- **WHAT THE TASK REQUIRES**
Copy everything in the data below exactly except the pictures.

- **RECORDED INFORMATION**

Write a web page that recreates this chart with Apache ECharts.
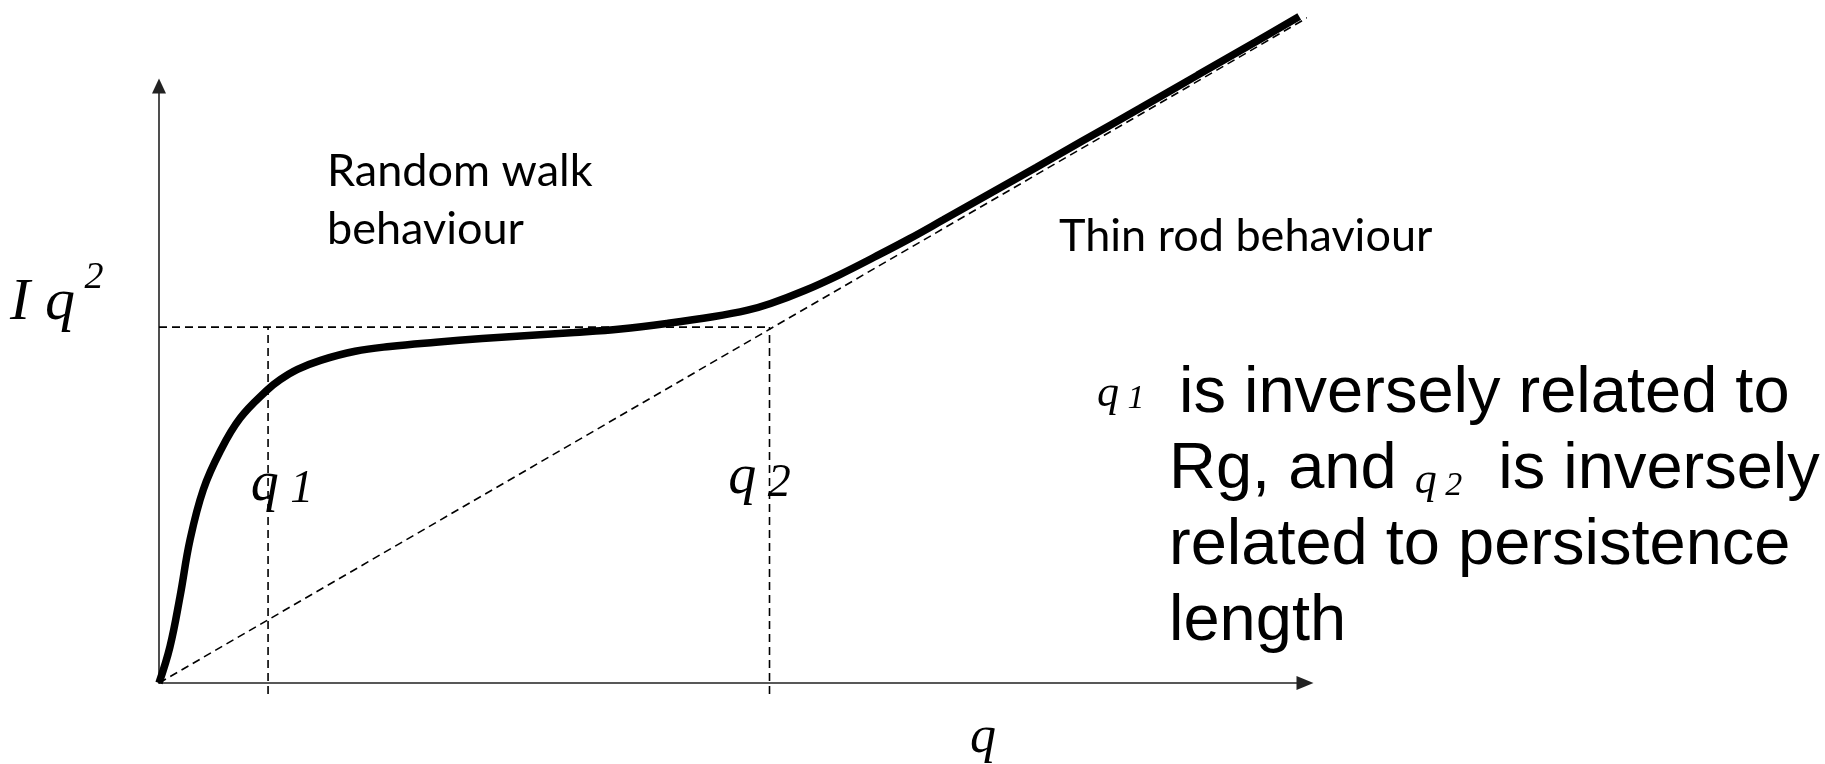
<!DOCTYPE html>
<html>
<head>
<meta charset="utf-8">
<script src="https://cdn.jsdelivr.net/npm/echarts@6/dist/echarts.min.js"></script>
<style>
  html, body { margin: 0; padding: 0; background: #fff; }
  #chart { width: 1825px; height: 764px; }
</style>
</head>
<body>
<div id="chart"></div>
<script>
// Kratky-type sketch, values (arbitrary units)
var curveQ = [0, 0.95, 1.82, 2.69, 3.84, 5.29, 7.02, 9.33, 10.5, 12, 14, 17, 20, 24, 28, 32, 36, 40, 44, 48, 51, 53, 56, 59, 62, 65, 68, 72, 76, 80, 85, 90, 95, 98.8];
var curveIq2 = [0, 6.0, 14.3, 23.7, 32.0, 38.3, 43.8, 48.4, 50.2, 51.9, 53.4, 54.9, 55.7, 56.4, 57.0, 57.5, 58.0, 58.6, 59.5, 60.6, 61.7, 62.8, 65.0, 67.6, 70.5, 73.5, 76.7, 81.0, 85.3, 89.7, 95.1, 100.6, 106.1, 110.3];

// thin rod asymptote (through the origin)
var rodQ = [0, 100.4];
var rodIq2 = [0, 111.1];

var q1 = 9.45;
var q2 = 52.9;
var plateau = 58.9;
var markBottom = -1.8;
var labelLevel = 32.8;

var xMax = 99.3;
var yMax = 98.8;

function zip(a, b) {
    var res = [];
    for (var i = 0; i < a.length; i++) {
        res.push([a[i], b[i]]);
    }
    return res;
}

var serif = '"Liberation Serif", "DejaVu Serif", serif';
var calibriLike = 'Lato, "Open Sans", sans-serif';
var arialLike = '"Liberation Sans", Arial, sans-serif';

function dashLine(data) {
    return {
        type: 'line',
        data: data,
        symbol: 'none',
        clip: false,
        silent: true,
        lineStyle: {color: '#000', width: 1.6, type: [8, 5], opacity: 1},
        z: 2
    };
}

var qRich = {
    q: {fontFamily: serif, fontStyle: 'italic', fontSize: 56, color: '#000', verticalAlign: 'bottom'},
    n: {fontFamily: serif, fontStyle: 'italic', fontSize: 46, color: '#000', verticalAlign: 'bottom'}
};

var smallRich = {
    q: {fontFamily: serif, fontStyle: 'italic', fontSize: 44, lineHeight: 50, color: '#000', verticalAlign: 'bottom'},
    n: {fontFamily: serif, fontStyle: 'italic', fontSize: 34, lineHeight: 40, color: '#000', verticalAlign: 'bottom'},
    t: {fontFamily: arialLike, fontSize: 65, lineHeight: 65, color: '#000', verticalAlign: 'bottom'}
};

var axisCommon = {
    type: 'value',
    min: 0,
    axisTick: {show: false},
    axisLabel: {show: false},
    splitLine: {show: false}
};

var chart = echarts.init(document.getElementById('chart'), null, {renderer: 'canvas'});

chart.setOption({
    backgroundColor: '#fff',
    animation: false,
    grid: {left: 159, right: 520, top: 86, bottom: 81},
    xAxis: Object.assign({}, axisCommon, {
        max: xMax,
        axisLine: {
            onZero: false,
            symbol: ['none', 'triangle'],
            symbolSize: [14, 17],
            lineStyle: {color: '#222', width: 1.6}
        }
    }),
    yAxis: Object.assign({}, axisCommon, {
        max: yMax,
        axisLine: {
            onZero: false,
            symbol: ['none', 'triangle'],
            symbolSize: [14, 15],
            lineStyle: {color: '#222', width: 1.6}
        }
    }),
    series: [
        dashLine(zip(rodQ, rodIq2)),
        dashLine([[0, plateau], [q2, plateau]]),
        dashLine([[q1, markBottom], [q1, plateau]]),
        dashLine([[q2, markBottom], [q2, plateau]]),
        {
            type: 'line',
            data: zip(curveQ, curveIq2),
            symbol: 'none',
            smooth: 0.4,
            clip: false,
            silent: true,
            lineStyle: {color: '#000', width: 7.5, opacity: 1},
            z: 3
        },
        {
            type: 'scatter',
            symbolSize: 0,
            silent: true,
            z: 4,
            itemStyle: {opacity: 1},
            label: {show: true, position: 'inside', color: '#000', rich: qRich},
            data: [
                {value: [q1, labelLevel], label: {formatter: '{q|q}{n| 1}', offset: [14, 0]}},
                {value: [q2, labelLevel + 1], label: {formatter: '{q|q}{n| 2}', offset: [-10, 0]}}
            ]
        }
    ],
    graphic: [
        {
            type: 'text', left: 10, top: 259,
            style: {
                text: '{i|I}{q| q}{s| 2}',
                rich: {
                    i: {fontFamily: serif, fontStyle: 'italic', fontSize: 60, lineHeight: 74, color: '#000', verticalAlign: 'bottom'},
                    q: {fontFamily: serif, fontStyle: 'italic', fontSize: 60, lineHeight: 74, color: '#000', verticalAlign: 'bottom'},
                    s: {fontFamily: serif, fontStyle: 'italic', fontSize: 38, lineHeight: 40, color: '#000', verticalAlign: 'top'}
                }
            }
        },
        {
            type: 'text', left: 970, top: 712,
            style: {text: 'q', font: 'italic 52px ' + serif, fill: '#000'}
        },
        {
            type: 'text', left: 327, top: 142,
            style: {text: 'Random walk\nbehaviour', font: '45px ' + calibriLike, lineHeight: 58, fill: '#000'}
        },
        {
            type: 'text', left: 1059, top: 214,
            style: {text: 'Thin rod behaviour', font: '45px ' + calibriLike, fill: '#000'}
        },
        {
            type: 'text', left: 1097, top: 372,
            style: {text: '{q|q}{n| 1}', rich: smallRich}
        },
        {
            type: 'text', left: 1179, top: 362,
            style: {text: 'is inversely related to', font: '65px ' + arialLike, fill: '#000'}
        },
        {
            type: 'text', left: 1169, top: 438,
            style: {text: '{t|Rg, and }{q|q}{n| 2}{t|  is inversely}', rich: smallRich}
        },
        {
            type: 'text', left: 1169, top: 514,
            style: {text: 'related to persistence', font: '65px ' + arialLike, fill: '#000'}
        },
        {
            type: 'text', left: 1169, top: 590,
            style: {text: 'length', font: '65px ' + arialLike, fill: '#000'}
        }
    ]
});
</script>
</body>
</html>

- **ANSWER TO THE PROBLEM**
Write a web page that recreates this chart with Apache ECharts.
<!DOCTYPE html>
<html>
<head>
<meta charset="utf-8">
<script src="https://cdn.jsdelivr.net/npm/echarts@6/dist/echarts.min.js"></script>
<style>
  html, body { margin: 0; padding: 0; background: #fff; }
  #chart { width: 1825px; height: 764px; }
</style>
</head>
<body>
<div id="chart"></div>
<script>
// Kratky-type sketch, values (arbitrary units)
var curveQ = [0, 0.95, 1.82, 2.69, 3.84, 5.29, 7.02, 9.33, 10.5, 12, 14, 17, 20, 24, 28, 32, 36, 40, 44, 48, 51, 53, 56, 59, 62, 65, 68, 72, 76, 80, 85, 90, 95, 98.8];
var curveIq2 = [0, 6.0, 14.3, 23.7, 32.0, 38.3, 43.8, 48.4, 50.2, 51.9, 53.4, 54.9, 55.7, 56.4, 57.0, 57.5, 58.0, 58.6, 59.5, 60.6, 61.7, 62.8, 65.0, 67.6, 70.5, 73.5, 76.7, 81.0, 85.3, 89.7, 95.1, 100.6, 106.1, 110.3];

// thin rod asymptote (through the origin)
var rodQ = [0, 100.4];
var rodIq2 = [0, 111.1];

var q1 = 9.45;
var q2 = 52.9;
var plateau = 58.9;
var markBottom = -1.8;
var labelLevel = 32.8;

var xMax = 99.3;
var yMax = 98.8;

function zip(a, b) {
    var res = [];
    for (var i = 0; i < a.length; i++) {
        res.push([a[i], b[i]]);
    }
    return res;
}

var serif = '"Liberation Serif", "DejaVu Serif", serif';
var calibriLike = 'Lato, "Open Sans", sans-serif';
var arialLike = '"Liberation Sans", Arial, sans-serif';

function dashLine(data) {
    return {
        type: 'line',
        data: data,
        symbol: 'none',
        clip: false,
        silent: true,
        lineStyle: {color: '#000', width: 1.6, type: [8, 5], opacity: 1},
        z: 2
    };
}

var qRich = {
    q: {fontFamily: serif, fontStyle: 'italic', fontSize: 56, color: '#000', verticalAlign: 'bottom'},
    n: {fontFamily: serif, fontStyle: 'italic', fontSize: 46, color: '#000', verticalAlign: 'bottom'}
};

var smallRich = {
    q: {fontFamily: serif, fontStyle: 'italic', fontSize: 44, lineHeight: 50, color: '#000', verticalAlign: 'bottom'},
    n: {fontFamily: serif, fontStyle: 'italic', fontSize: 34, lineHeight: 40, color: '#000', verticalAlign: 'bottom'},
    t: {fontFamily: arialLike, fontSize: 65, lineHeight: 65, color: '#000', verticalAlign: 'bottom'}
};

var axisCommon = {
    type: 'value',
    min: 0,
    axisTick: {show: false},
    axisLabel: {show: false},
    splitLine: {show: false}
};

var chart = echarts.init(document.getElementById('chart'), null, {renderer: 'canvas'});

chart.setOption({
    backgroundColor: '#fff',
    animation: false,
    grid: {left: 159, right: 520, top: 86, bottom: 81},
    xAxis: Object.assign({}, axisCommon, {
        max: xMax,
        axisLine: {
            onZero: false,
            symbol: ['none', 'triangle'],
            symbolSize: [14, 17],
            lineStyle: {color: '#222', width: 1.6}
        }
    }),
    yAxis: Object.assign({}, axisCommon, {
        max: yMax,
        axisLine: {
            onZero: false,
            symbol: ['none', 'triangle'],
            symbolSize: [14, 15],
            lineStyle: {color: '#222', width: 1.6}
        }
    }),
    series: [
        dashLine(zip(rodQ, rodIq2)),
        dashLine([[0, plateau], [q2, plateau]]),
        dashLine([[q1, markBottom], [q1, plateau]]),
        dashLine([[q2, markBottom], [q2, plateau]]),
        {
            type: 'line',
            data: zip(curveQ, curveIq2),
            symbol: 'none',
            smooth: 0.4,
            clip: false,
            silent: true,
            lineStyle: {color: '#000', width: 7.5, opacity: 1},
            z: 3
        },
        {
            type: 'scatter',
            symbolSize: 0,
            silent: true,
            z: 4,
            itemStyle: {opacity: 1},
            label: {show: true, position: 'inside', color: '#000', rich: qRich},
            data: [
                {value: [q1, labelLevel], label: {formatter: '{q|q}{n| 1}', offset: [14, 0]}},
                {value: [q2, labelLevel + 1], label: {formatter: '{q|q}{n| 2}', offset: [-10, 0]}}
            ]
        }
    ],
    graphic: [
        {
            type: 'text', left: 10, top: 259,
            style: {
                text: '{i|I}{q| q}{s| 2}',
                rich: {
                    i: {fontFamily: serif, fontStyle: 'italic', fontSize: 60, lineHeight: 74, color: '#000', verticalAlign: 'bottom'},
                    q: {fontFamily: serif, fontStyle: 'italic', fontSize: 60, lineHeight: 74, color: '#000', verticalAlign: 'bottom'},
                    s: {fontFamily: serif, fontStyle: 'italic', fontSize: 38, lineHeight: 40, color: '#000', verticalAlign: 'top'}
                }
            }
        },
        {
            type: 'text', left: 970, top: 712,
            style: {text: 'q', font: 'italic 52px ' + serif, fill: '#000'}
        },
        {
            type: 'text', left: 327, top: 142,
            style: {text: 'Random walk\nbehaviour', font: '45px ' + calibriLike, lineHeight: 58, fill: '#000'}
        },
        {
            type: 'text', left: 1059, top: 214,
            style: {text: 'Thin rod behaviour', font: '45px ' + calibriLike, fill: '#000'}
        },
        {
            type: 'text', left: 1097, top: 372,
            style: {text: '{q|q}{n| 1}', rich: smallRich}
        },
        {
            type: 'text', left: 1179, top: 362,
            style: {text: 'is inversely related to', font: '65px ' + arialLike, fill: '#000'}
        },
        {
            type: 'text', left: 1169, top: 438,
            style: {text: '{t|Rg, and }{q|q}{n| 2}{t|  is inversely}', rich: smallRich}
        },
        {
            type: 'text', left: 1169, top: 514,
            style: {text: 'related to persistence', font: '65px ' + arialLike, fill: '#000'}
        },
        {
            type: 'text', left: 1169, top: 590,
            style: {text: 'length', font: '65px ' + arialLike, fill: '#000'}
        }
    ]
});
</script>
</body>
</html>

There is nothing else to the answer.